9. Le pouvoir exprès du Tribunal en ce qui a trait à l'audition d'appels lui est conféré par l'article 16 de la Loi sur le Tribunal canadien du commerce extérieur 7 , qui stipule que le Tribunal a pour mission :

c) de connaître de tout appel pouvant y être interjeté en vertu de toute autre loi fédérale ou de ses règlements et des questions connexes.

10. Aux termes de l'article 67 de la Loi, toute personne qui s'estime lésée par une décision de l'ADRC concernant l'origine, le classement tarifaire, la valeur en douane ou le marquage de marchandises importées peut interjeter appel devant le Tribunal.

11. La présente affaire ne se rapporte manifestement ni à l'origine ni à la valeur en douane ni au marquage de marchandises importées. De plus, le Tribunal est d'avis qu'elle ne se rapporte pas non plus à une décision de l'ADRC concernant le classement tarifaire de marchandises importées. Toutefois, dans ses observations présentées au Tribunal, soit dans le cadre du présent appel soit dans celui de la présente requête, Gammon n'a jamais contesté les conclusions de l'ADRC selon lesquelles le numéro tarifaire ne s'appliquait pas aux marchandises en cause. Plutôt, Gammon a soutenu que l'application avec effet rétroactif des modifications apportées au Tarif des douanes était inéquitable, que ni elle ni son courtier n'avait été notifié des modifications, qu'il incombait à l'ADRC de notifier plus tôt Gammon de ses erreurs et que l'ADRC avait calculé l'intérêt d'une manière irrégulière. Un fait plus fondamental est toutefois le fait que le Tribunal n'a pas compétence pour traiter de l'une de ces questions dans un appel interjeté aux termes de l'article 67 de la Loi. En outre, le Tribunal n'a pas compétence pour traiter des questions d'équité. La déclaration suivante, faite par le Tribunal dans le cadre d'un appel antérieur, s'applique à l'espèce :

Le Tribunal remarque que le représentant des appelantes a allégué qu'il est maintenant trop tard pour faire appel à la Cour fédérale du Canada pour la révision des réexamens par l'agent désigné. Tel est peut-être la situation, mais le Tribunal ne peut se reconnaître compétent ni pour des motifs pratiques ni d'ailleurs pour une question d'équité8 .

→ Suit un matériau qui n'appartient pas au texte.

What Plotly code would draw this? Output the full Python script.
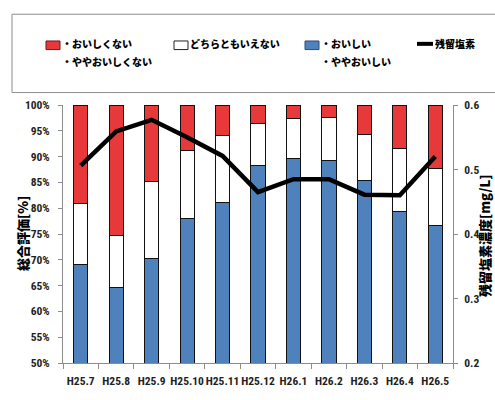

12. Étant donné que le Tribunal n'a pas compétence pour connaître de ces motifs d'appel, la requête est accueillie, et l'appel est rejeté.


1 . D.O.R.S./91-499.

2 . L.C. 1997, c. 36.

3 . L.R.C. 1985 (2e supp.), c. 1 [Loi].

4 . Arrêté de modifications techniques (Tarif des douanes) 1998-3, D.O.R.S./98-340 [Arrêté].

5 . (30 avril 1990), 2437, 2438, 2485, 2591 et 2592 (TCCE).

6 . Ibid. à la p. 6.

7 . L.R.C. 1985 (4e supp.), c. 47.

8 . Richards Packaging Inc. c. Sous-M.R.N. (10 février 1999), AP-98-007 et AP-98-010 (TCCE) à la p. 6.